# taz.de -- Besuch in Kassel: Wir machen mal weiter
       
       > In Kassel bekommt man einen Hauch Normalität ab – und viele gute
       > Fleischwaren. Aber auch hier haben einige ihre persönliche Brandmauer
       > eingerissen.
       
 (IMG) Bild: Kassel in der blauen Stunde von der Wilhelmshöhe
       
       Kassel macht einen noch stabilen Eindruck, da hat sogar mal die CDU [1][mit
       ihrem entsprechenden Plakatslogan] einen Punkt. Gegen einen Infostand der
       AfD sind an diesem Samstag Ende September gleich drei Gegendemonstrationen
       angemeldet. Und dann kommt auch noch Kanzler Scholz direkt von der UNO ins
       benachbarte Baunatal auf Wahlkampfbesuch. Die Lokalzeitung lässt es sich
       nicht nehmen, einen ganzseitigen Vergleich dieses Zentrums deutscher
       Wertarbeit mit der Metropole am Hudson River zu ziehen.
       
       Für Baunatal spricht dabei unbedingt, dass es im Ahle-Wurst-Country liegt.
       Ob Olaf Scholz die besonders schmackhafte Arschdarmvariante serviert
       bekommt oder doch nur den „Kraftriegel des Facharbeiters“, eine
       Original-Volkswagen-Currywurst? Baunatal mit seinem VW-Werk gewinnt
       jedenfalls den Vergleich mit New York und seiner Freiheitsstatue 6:3 – und
       so absurd, wie das [2][im Nichtnordhessischen] scheinen mag, ist die Sache
       gar nicht. Denn die ganze Kassler Gegend ist wunderschön, die Versorgung
       mit hochwertigen Lebensmitteln gesichert, das Klima noch angenehm
       mitteleuropäisch von Westwinden geprägt, gerade auch im
       menschlich-politischen Sinne.
       
       Und doch sagen die Freunde beim Hessischen Löwenbier am üppig gedeckten
       Tisch in der Kassler Nordstadt, die Stimmung kippe. Habe man früher bis
       acht zählen können, um auf einen Nazi zu kommen, zähle man heute bis sechs.
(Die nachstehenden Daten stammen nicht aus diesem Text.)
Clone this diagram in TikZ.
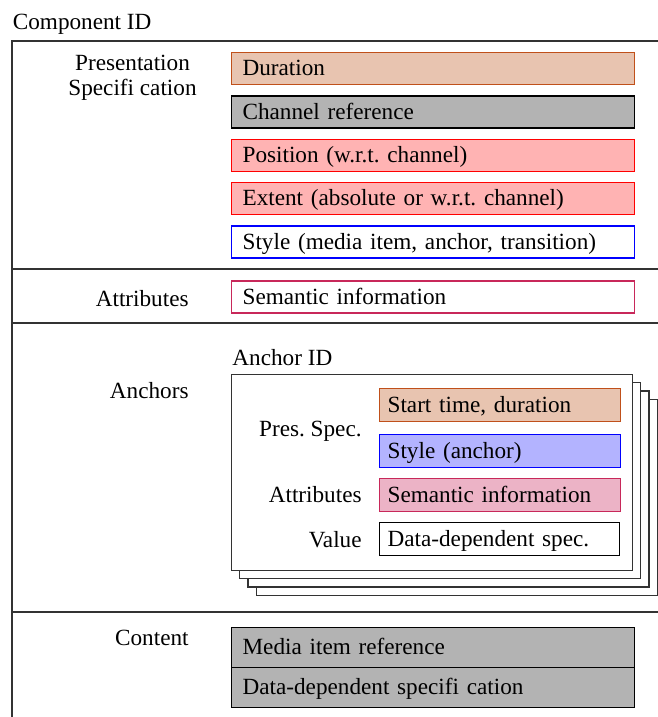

       Die ganz persönliche Brandmauer sei bei vielen eingestürzt, ein rational
       nicht zu erklärender Hass mache sich breit, abwertende menschenfeindliche
       Äußerungen im sozialen Nahbereich seien nicht mehr zu ignorieren.
       
       Im Bierhaus nahe der prächtigen Kassler Markthalle ist davon mittags nichts
       zu spüren. Hier vertreiben zwei Rentnerinnen und fünfmal so viele Rentner
       sich die Zeit, die Gegenwart ist in Form von ntv und Schlagerbums im Raum,
       trübt aber die Stimmung nicht. Die Junggebliebenen in Freizeithemden
       vertrinken, verquatschen und verdaddeln den Tag. Wir Jungspunde, relativ
       gesehen, werden gnädig geduldet, und rauchen ist selbstverständlich
       gestattet, obwohl die meisten längst die Finger davon lassen.
       
       ## Böse Männer
       
       Lustig und tolerant und ganz hassfern geht es hier gerade zu, und der
       Gedanke taucht auf, ob sich nicht genau danach all jene sehnen, die jetzt
       in die braune Brühe steigen: einfach ausgesorgt habend am Freitagmittag in
       einer Kneipe stehen können und alle Führer wo auch immer böse Männer sein
       lassen.
       
       „Unsere Wurst ist gut, aber vor allem die Verkäuferin ist sehr nett.“ In
       der Markthalle werden sogar wir angeflirtet, auch wenn die Ware teurer
       geworden ist im Vergleich zu früheren Besuchen und der Speckkuchen kleiner
       scheint. Wie es sich für ältere Herren gehört, unterhalten wir uns beim
       Rundgang über das Römische Reich. In Hedemünden, ein paar Kilometer über
       den Berg und schon im Niedersächsischen, liegt über der Werra [3][das
       sogenannte Römerlager,] das am weitesten nach Nordosten vorgeschobene
       Standlager der römischen Legionen, die Forschung ist sich nicht ganz einig.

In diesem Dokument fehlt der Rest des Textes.